TBMM Başkanı Şentop, Dr. Sadık Ahmet’i doğumunun 75’inci yılında andı.
TBMM Başkanı Mustafa Şentop, “Dr. Sadık Ahmet, Batı Trakya Türklerinin insan hakları ve demokrasi sorunlarını bütün uluslararası platformlarda en yüksek sesle haykırmış, çok önemli bir siyasetçiydi.” dedi.
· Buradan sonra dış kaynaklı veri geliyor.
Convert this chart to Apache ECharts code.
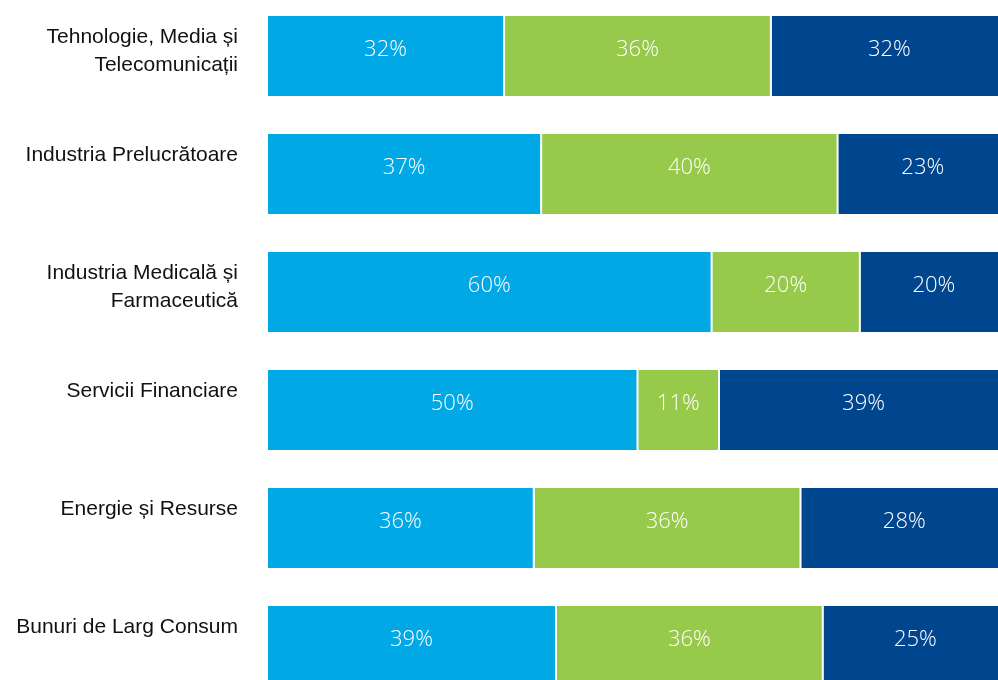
<!DOCTYPE html>
<html>
<head>
<meta charset="utf-8">
<script src="https://cdn.jsdelivr.net/npm/echarts@6/dist/echarts.min.js"></script>
<style>
  html, body { margin: 0; padding: 0; background: #ffffff; overflow: hidden; width: 998px; height: 680px; }
  /* The plot runs slightly past the right and bottom edges of the page */
  #chart { position: absolute; left: 0; top: -3px; width: 1008px; height: 708px; }
</style>
</head>
<body>
<div id="chart"></div>
<script>
// Sector names (top to bottom)
const categories = [
  'Tehnologie, Media și\nTelecomunicații',
  'Industria Prelucrătoare',
  'Industria Medicală și\nFarmaceutică',
  'Servicii Financiare',
  'Energie și Resurse',
  'Bunuri de Larg Consum'
];

// Shares per sector, in percent
const seriesA = [32, 37, 60, 50, 36, 39];
const seriesB = [36, 40, 20, 11, 36, 36];
const seriesC = [32, 23, 20, 39, 28, 25];

const colors = ['#00A9E6', '#97C94A', '#00468F'];

const chart = echarts.init(document.getElementById('chart'), null, { renderer: 'canvas' });

function makeSeries(name, data, color) {
  return {
    name: name,
    type: 'bar',
    stack: 'total',
    data: data,
    barWidth: 82,
    itemStyle: { color: color, borderColor: '#ffffff', borderWidth: 1 },
    label: {
      show: true,
      position: 'inside',
      formatter: '{c}%',
      color: '#ffffff',
      fontFamily: '"Open Sans", "Noto Sans", sans-serif',
      fontWeight: 300,
      fontSize: 22,
      offset: [0, -6]
    },
    emphasis: { disabled: true }
  };
}

const option = {
  animation: false,
  backgroundColor: '#ffffff',
  grid: { left: 267, right: 0, top: 0, bottom: 0, containLabel: false },
  xAxis: {
    type: 'value',
    min: 0,
    max: 100,
    show: false
  },
  yAxis: {
    type: 'category',
    data: categories,
    inverse: true,
    axisLine: { show: false },
    axisTick: { show: false },
    splitLine: { show: false },
    axisLabel: {
      interval: 0,
      margin: 29,
      align: 'right',
      verticalAlign: 'middle',
      formatter: function (v) {
        const lines = v.split('\n');
        const body = lines.map(function (l) { return '{t|' + l + '}'; }).join('\n');
        return body + '\n' + (lines.length > 1 ? '{s2| }' : '{s1| }');
      },
      rich: {
        t: {
          fontFamily: '"Liberation Sans", Arial, sans-serif',
          fontSize: 21,
          color: '#111111',
          lineHeight: 28,
          align: 'right'
        },
        s1: { fontSize: 1, lineHeight: 38 },
        s2: { fontSize: 1, lineHeight: 10 }
      }
    }
  },
  series: [
    makeSeries('Segment A', seriesA, colors[0]),
    makeSeries('Segment B', seriesB, colors[1]),
    makeSeries('Segment C', seriesC, colors[2])
  ]
};

chart.setOption(option);
</script>
</body>
</html>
Şentop, Kültür ve Turizm Bakanlığına bağlı Yurtdışı Türkler ve Akraba Topluluklar Başkanlığınca düzenlenen, “Doğumunun 75. Yılında Dr. Sadık Ahmet’i Anma Programı”na video mesajı gönderdi.
Sadık Ahmet’in, Batı Trakya Türklerinin, Lozan Barış Anlaşması ile başlayan, akabinde uluslararası anlaşmalarla sahip olduğu hak ve özgürlükleri yok sayan Yunanistan hükümetinin, haksız ve hukuksuz politikalarını, hukuk temelinde bütün dünyaya duyurduğunu belirten Şentop, şunları kaydetti:
“Sadık Ahmet davası, insanlık, hak, hukuk ve millet davasıdır.”
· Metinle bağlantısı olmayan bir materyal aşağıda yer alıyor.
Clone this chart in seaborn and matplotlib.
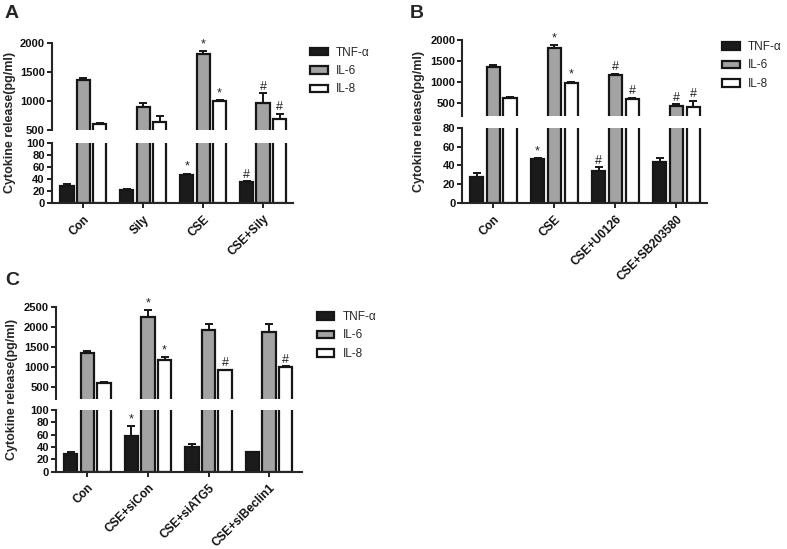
import numpy as np
import pandas as pd
import matplotlib
matplotlib.use("Agg")
import matplotlib.pyplot as plt
from matplotlib.container import BarContainer
import seaborn as sns

# ---------------- data ----------------
cytokines = ["TNF-α", "IL-6", "IL-8"]

A_groups = ["Con", "Sily", "CSE", "CSE+Sily"]
A_tnf = [28, 22, 47, 34]
A_tnf_err = [4, 1, 1.5, 1.5]
A_il6 = [1355, 890, 1805, 970]
A_il6_err = [40, 70, 55, 160]
A_il8 = [600, 632, 990, 685]
A_il8_err = [27, 108, 25, 90]
A_tnf_sig = ["", "", "*", "#"]
A_il6_sig = ["", "", "*", "#"]
A_il8_sig = ["", "", "*", "#"]

B_groups = ["Con", "CSE", "CSE+U0126", "CSE+SB203580"]
B_tnf = [28, 47, 33.5, 43.5]
B_tnf_err = [4, 1, 4.5, 4.5]
B_il6 = [1355, 1810, 1165, 436]
B_il6_err = [40, 70, 35, 35]
B_il8 = [615, 985, 590, 412]
B_il8_err = [35, 25, 25, 135]
B_tnf_sig = ["", "*", "#", ""]
B_il6_sig = ["", "*", "#", "#"]
B_il8_sig = ["", "*", "#", "#"]

C_groups = ["Con", "CSE+siCon", "CSE+siATG5", "CSE+siBeclin1"]
C_tnf = [28, 57, 40, 31]
C_tnf_err = [4, 17, 5, 0.5]
C_il6 = [1355, 2260, 1920, 1870]
C_il6_err = [40, 170, 160, 210]
C_il8 = [600, 1170, 920, 1000]
C_il8_err = [30, 80, 10, 15]
C_tnf_sig = ["", "*", "", ""]
C_il6_sig = ["", "*", "", ""]
C_il8_sig = ["", "*", "#", "#"]

# ---------------- style ----------------
sns.set_style("ticks")
plt.rcParams["font.family"] = ["Liberation Sans", "DejaVu Sans"]
plt.rcParams["axes.linewidth"] = 1.5

colors = ["#1b1b1b", "#a3a3a3", "#ffffff"]
EDGE = "#161616"

W, H = 787, 549
fig = plt.figure(figsize=(W / 100, H / 100), dpi=100)


def rect(l, r, t, b):
    return [l / W, 1 - b / H, (r - l) / W, (b - t) / H]


def style_ticks(ax):
    ax.tick_params(axis="y", direction="out", length=3.5, width=1.3,
                   labelsize=8, pad=1.5, colors="#111111")
    ax.tick_params(axis="x", direction="out", length=3.5, width=1.3,
                   labelsize=8.5, pad=4, colors="#111111")
    for lbl in ax.get_yticklabels() + ax.get_xticklabels():
        lbl.set_fontweight("bold")


def panel(letter, groups, vals, errs, sigs, lr, up_tb, lo_tb, up_lim, up_ticks,
          lo_lim, lo_ticks, xlim, legend_xy, letter_xy, ylabel_x):
    rows = []
    for c, v in zip(cytokines, vals):
        for g, x in zip(groups, v):
            rows.append((g, c, x))
    df = pd.DataFrame(rows, columns=["group", "cytokine", "value"])

    ax_u = fig.add_axes(rect(lr[0], lr[1], up_tb[0], up_tb[1]))
    ax_l = fig.add_axes(rect(lr[0], lr[1], lo_tb[0], lo_tb[1]))
    xs_all = []
    for ax in (ax_u, ax_l):
        sns.barplot(data=df, x="group", y="value", hue="cytokine", order=groups,
                    hue_order=cytokines, palette=colors, saturation=1,
                    edgecolor=EDGE, linewidth=1.6, width=0.825, gap=0.2,
                    errorbar=None, ax=ax, legend=(ax is ax_l))
        bar_conts = [c for c in ax.containers if isinstance(c, BarContainer)]
        xs_all = []
        for k, cont in enumerate(bar_conts):
            xs = [p.get_x() + p.get_width() / 2 for p in cont]
            xs_all.append(xs)
            ax.errorbar(xs, vals[k], yerr=[np.zeros(len(xs)), errs[k]], fmt="none",
                        ecolor=EDGE, elinewidth=1.4, capsize=3, capthick=1.4, zorder=1)
        ax.set_xlim(*xlim)
        ax.set_xlabel("")
        ax.set_ylabel("")
        sns.despine(ax=ax)

    # significance marks
    for k in range(3):
        for i, s in enumerate(sigs[k]):
            if not s:
                continue
            top = vals[k][i] + errs[k][i]
            target = ax_l if top <= lo_lim[1] else ax_u
            target.annotate(s, (xs_all[k][i], top), xytext=(0, 0.5),
                            textcoords="offset points", ha="center", va="bottom",
                            fontsize=9, color="#222222")

    ax_u.set_ylim(*up_lim)
    ax_u.set_yticks(up_ticks)
    ax_u.set_xticks([])
    ax_u.spines["bottom"].set_visible(False)
    ax_l.set_ylim(*lo_lim)
    ax_l.set_yticks(lo_ticks)
    ax_l.set_xticks(range(len(groups)))
    ax_l.set_xticklabels(groups, rotation=45, ha="right", rotation_mode="anchor")
    style_ticks(ax_u)
    style_ticks(ax_l)

    handles, labels = ax_l.get_legend_handles_labels()
    if ax_l.get_legend() is not None:
        ax_l.get_legend().remove()
    fig.legend(handles, labels, loc="upper left",
               bbox_to_anchor=(legend_xy[0] / W, 1 - legend_xy[1] / H),
               frameon=False, fontsize=8.5, handlelength=1.5, handleheight=0.6,
               handletextpad=0.7, labelspacing=0.55, borderpad=0, borderaxespad=0)

    fig.text(letter_xy[0] / W, 1 - letter_xy[1] / H, letter, fontsize=14,
             fontweight="bold", va="top", ha="left")
    yc = (up_tb[0] + lo_tb[1]) / 2
    fig.text(ylabel_x / W, 1 - yc / H, "Cytokine release(pg/ml)", rotation=90,
             va="center", ha="center", fontsize=9, fontweight="bold")


panel("A", A_groups, [A_tnf, A_il6, A_il8], [A_tnf_err, A_il6_err, A_il8_err],
      [A_tnf_sig, A_il6_sig, A_il8_sig],
      lr=(51.7, 293), up_tb=(42.7, 130), lo_tb=(142.7, 202.7),
      up_lim=(500, 2000), up_ticks=[500, 1000, 1500, 2000],
      lo_lim=(0, 100), lo_ticks=[0, 20, 40, 60, 80, 100],
      xlim=(-0.53, 3.5), legend_xy=(310, 46.5), letter_xy=(5, 5), ylabel_x=10)

panel("B", B_groups, [B_tnf, B_il6, B_il8], [B_tnf_err, B_il6_err, B_il8_err],
      [B_tnf_sig, B_il6_sig, B_il8_sig],
      lr=(462.3, 707), up_tb=(40, 115.6), lo_tb=(127.7, 203),
      up_lim=(200, 2000), up_ticks=[500, 1000, 1500, 2000],
      lo_lim=(0, 80), lo_ticks=[0, 20, 40, 60, 80],
      xlim=(-0.51, 3.5), legend_xy=(722, 41), letter_xy=(410, 5), ylabel_x=419)

panel("C", C_groups, [C_tnf, C_il6, C_il8], [C_tnf_err, C_il6_err, C_il8_err],
      [C_tnf_sig, C_il6_sig, C_il8_sig],
      lr=(56, 301.7), up_tb=(307, 398.7), lo_tb=(410, 471.5),
      up_lim=(200, 2500), up_ticks=[500, 1000, 1500, 2000, 2500],
      lo_lim=(0, 100), lo_ticks=[0, 20, 40, 60, 80, 100],
      xlim=(-0.52, 3.54), legend_xy=(316.7, 311), letter_xy=(5, 272), ylabel_x=12)

fig.savefig("out.png", dpi=100, facecolor="white")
“Sadık Ahmet, Batı Trakyalı Türklerin uluslararası hukuka göre kazandığı ve sahip bulunduğu kollektif hakları yok saymaya çalışan zalimlere meydan okuyan bir yiğitti. Batı Trakya Türklerinin medarı iftiharı Dr. Sadık Ahmet, Yunan parlamentosuna gönderilen ilk Türk milletvekili olarak Batı Trakya Türklerinin insan hakları ve demokrasi sorunlarını bütün uluslararası platformlarda en yüksek sesle haykırmış, çok önemli bir siyasetçiydi. İsmiyle müsemma, milletine sadıklığı tescilli olan kahraman Sadık Ahmet’in davası, şahsi olamayacak kadar insani ve hukuktan yanaydı.
Sadık Ahmet’i, Batı Trakya’daki Türklerin haklarını koruyan Lozan Barış Anlaşması’nın 72’inci yılında, 24 Temmuz 1995’te, henüz 48 yaşındayken öldürdüğünü zannedenler, Dışişleri Bakanlığımıza her gelen resmi mektuba, ‘Dr. Sadık Ahmet Caddesi, Ankara’ adresiyle onun adını ve davasını nakşettirdiğimizi bilsinler. Sadık Ahmet davası, insanlık, hak, hukuk ve millet davasıdır. Cesaretin, millet olma şuurunun ve insanlık davasının sembolü olan Ahmetlerimizi toprağa düşürdüğünü zannedenler, açtığı yol ve tesis ettiği inancın sonsuz olduğunu bilmelidirler.”